FINE ARTS COLUMNIST
Just a few weeks ago, only three days shy of the spring semester, I went to a large audition. Each actor auditioning got 90 seconds to show the dozens of casting directors what they had. They could recite only monologues or include a short song. Some even got to attend the dance audition later for extra time to strut their stuff.
I was pumped, nervous, but most of all anxious to do my first big audition outside of community theaters and Franciscan University of Steubenville. I had my sheet music and I knew my monologue like the back of my hand. What I wasn’t prepared for was the harsh realization when I got my minute with the accompanist that my sheet music was two keys higher than I had been practicing.
The accompanist was extremely kind and tried to work with me as best he could, but my anxiety had already kicked into high gear. I couldn’t sing that high, no way. What was I going to do? Run out of the room? I had to do what I said I would, I couldn’t botch the song.
I went and sat with my group of 16 other young adults auditioning. They were all so amazing. By this time I had started thinking, “It wouldn’t have mattered anyway, I couldn’t top them.”
Comparing. That’s never a safe route. It was finally my turn now, I walked to center stage with a pleasant smile on my face that said that I was calm and a joy to work with, please pick me. I performed my monologue better than ever. Then the music started playing. I finished singing, if you could call it that, slated my name and number, and smiled all the way back to my seat where no one could see me bury my face into my messed up sheet music with one thought in mind: I failed.
I failed my family who have gotten me through college. I failed my friends who supported me. I failed my fellow drama majors who listened to me rehearse and give advice. Lastly and most crushing to me, I felt that I had failed my drama professors who had taught me so much thus far and had so much faith in me.
You might think, “But that’s just one audition! There will be others!” and you are correct. I see this now, but in the moment I felt like the scum of the earth after all I had done to get there.
I’m amazed that I still did the dance audition. I never understood those movies where artists question their whole career after one bad audition until I had that experience myself.
I laugh now because I know it’s rash, but you can’t imagine the heartbreak embarrassment I experienced. This is my dream, passion, calling, and I bombed it.
Or did I?
The next day I went to see the senior showcase in the Anathan theatre where I ran into both my professors.
The first professor wasn’t having my pity party, which I’m grateful. He kept telling me that I learned something, but I obviously wasn’t getting that yet. Even harder was telling the head of our department who approached me when I sat down. She knew the people at that audition. How could I tell her? How could I tell her that I screwed up and utterly embarrassed myself and her department?

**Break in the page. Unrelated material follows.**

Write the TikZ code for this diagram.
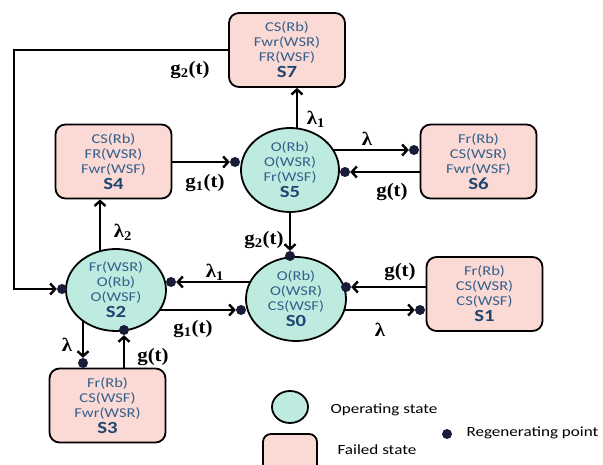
\documentclass[tikz,border=0pt]{standalone}
\usepackage{amsmath}
\usepackage{fontspec}
\setmainfont{Carlito}[FakeStretch=1.22]
\newfontfamily\ratefont{Liberation Serif}[FakeStretch=1.1]
\usetikzlibrary{shapes.geometric,arrows.meta,backgrounds}
\definecolor{failpink}{RGB}{251,217,212}
\definecolor{optcol}{RGB}{190,235,224}
\definecolor{txtblue}{RGB}{52,96,140}
\definecolor{stblue}{RGB}{31,70,112}
\definecolor{dotcol}{RGB}{24,28,54}
\tikzset{
  failbox/.style={draw,line width=1.8pt,rounded corners=10pt,fill=failpink,minimum width=116pt,minimum height=74pt,
    align=center,text=txtblue,font=\fontsize{13.5}{15}\selectfont,inner sep=1pt},
  opstate/.style={draw,ellipse,line width=1.8pt,fill=optcol,minimum width=#1,minimum height=84pt,inner sep=0pt,
    align=center,text=txtblue,font=\fontsize{13.5}{15}\selectfont},
  regpt/.style={circle,fill=dotcol,inner sep=0pt,minimum size=10pt},
  conn/.style={line width=2.4pt,-{Straight Barb[length=5pt,width=11pt,line width=2.4pt]}},
  lbl/.style={font=\ratefont\bfseries\fontsize{19}{21}\selectfont},
  legtxt/.style={anchor=west,font=\fontsize{14}{16}\selectfont}
}
\newcommand{\stname}[1]{\\[1pt]{\color{stblue}\bfseries\fontsize{17}{18}\selectfont #1}}
\newcommand{\rate}[2]{#1\textsubscript{#2}}
\begin{document}
\begin{tikzpicture}[x=1pt,y=-1pt]
\useasboundingbox (0,0) rectangle (603,465);
% states
\node[failbox] (S7) at (287,50) {CS(Rb)\\Fwr(WSR)\\FR(WSF)\stname{S7}};
\node[failbox] (S4) at (113.5,161.5) {CS(Rb)\\FR(WSR)\\Fwr(WSF)\stname{S4}};
\node[failbox] (S6) at (478.5,161.5) {Fr(Rb)\\CS(WSR)\\Fwr(WSF)\stname{S6}};
\node[failbox] (S1) at (484.5,294) {Fr(Rb)\\CS(WSR)\\CS(WSF)\stname{S1}};
\node[failbox] (S3) at (107.5,405.5) {Fr(Rb)\\CS(WSF)\\Fwr(WSR)\stname{S3}};
\node[opstate=98pt] (S5) at (290,170) {O(Rb)\\O(WSR)\\Fr(WSF)\stname{S5}};
\node[opstate=100pt,minimum height=82pt] (S2) at (116,290) {Fr(WSR)\\O(Rb)\\O(WSF)\stname{S2}};
\node[opstate=100pt] (S0) at (296,299) {O(Rb)\\O(WSR)\\CS(WSF)\stname{S0}};
% regenerating points
\foreach \p/\xy in {dS2w/{62,289},dS5w/{235,162},dS6w/{414,150},dS5e/{345,172},dS0n/{290,256},
  dS2e/{171,282},dS0w/{241,310},dS0e/{346,287},dS1w/{420,310},dS3n/{83,363},dS2s/{124,330}}
  \node[regpt] (\p) at (\xy) {};
\coordinate (loop) at (14,170);
% transitions
\begin{scope}[on background layer]
\draw[conn] ([xshift=7pt]S5.center) -- ([xshift=10pt]S7.south);
\draw[conn] (S5.center |- dS6w) -- (dS6w);
\draw[conn] ([xshift=-13.5pt]S4.south |- S2.center) -- ([xshift=-13.5pt]S4.south);
\draw[conn] (S0.center |- dS2e) -- (dS2e);
\draw[conn] (S2.center |- dS0w) -- (dS0w);
\draw[conn] (S0.center |- dS1w) -- (dS1w);
\draw[conn] (S2.center -| dS3n) -- (dS3n);
\end{scope}
\draw[conn] (S7.west) -| (loop) |- (dS2w);
\draw[conn] (S4.east |- dS5w) -- (dS5w);
\draw[conn] (S6.west |- dS5e) -- (dS5e);
\draw[conn] (S5) -- (dS0n);
\draw[conn] (S1.west |- dS0e) -- (dS0e);
\draw[conn] (S3.north -| dS2s) -- (dS2s);
% rates
\node[lbl] (l1) at (190,70) {\rate{g}{2}(t)};
\node[lbl] (l2) at (316,119) {\rate{λ}{1}};
\node[lbl] (l3) at (205,183) {\rate{g}{1}(t)};
\node[lbl] (l4) at (367,139) {λ};
\node[lbl] (l5) at (392,192) {g(t)};
\node[lbl] (l6) at (264,240) {\rate{g}{2}(t)};
\node[lbl] (l7) at (123,232) {\rate{λ}{2}};
\node[lbl] (l8) at (215,272) {\rate{λ}{1}};
\node[lbl] (l9) at (193,329) {\rate{g}{1}(t)};
\node[lbl] (l10) at (400,272) {g(t)};
\node[lbl] (l11) at (380,330) {λ};
\node[lbl] (l12) at (67,345) {λ};
\node[lbl] (l13) at (153,357) {g(t)};
% legend
\node[draw,ellipse,line width=1.8pt,fill=optcol,minimum width=36pt,minimum height=32pt] (legop) at (290,407) {};
\node[legtxt] (legoptxt) at (327,410) {Operating state};
\draw[line width=1.8pt,rounded corners=8pt,fill=failpink] (263,476) rectangle (317,434);
\node[legtxt] (legfailtxt) at (334,450) {Failed state};
\node[regpt] (legreg) at (447,434) {};
\node[legtxt] (legregtxt) at (463,433) {Regenerating point};
\end{tikzpicture}
\end{document}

To my great surprise, she was my biggest comfort through it all, perhaps because she was the one I wanted to please the most. In the maybe 10 minutes we talked, I became so relieved. She kept reminding me how proud she was that I auditioned. This wasn’t pity or just something to cheer me up, she was sincere. Just like my other professor, she reiterated that I can learn from it. I can learn from it … that’s important.
When I went back to my room that evening I saw one of my favorite quotes that I had printed and put on my wall by my desk, “As an artist, I never fail. I either win, or I learn … and learning is sometimes even greater than winning”.
I then realized the truth that everyone, especially my professors, had been trying to get through my thick stubborn brain. Any so-called “failure” is an opportunity, not a closed door.
I must choose to use it though. I can either sit and cry, “woe is me” or I can get up and proclaim with a sense of victory, “I stunk and I’m proud because I learned!”
I believe this applies to all working in the fine arts, and any career for that matter. We aren’t born to be perfect, we’re born to learn. How do we learn? By failing. But in the end, if you learned something, did you really fail at all?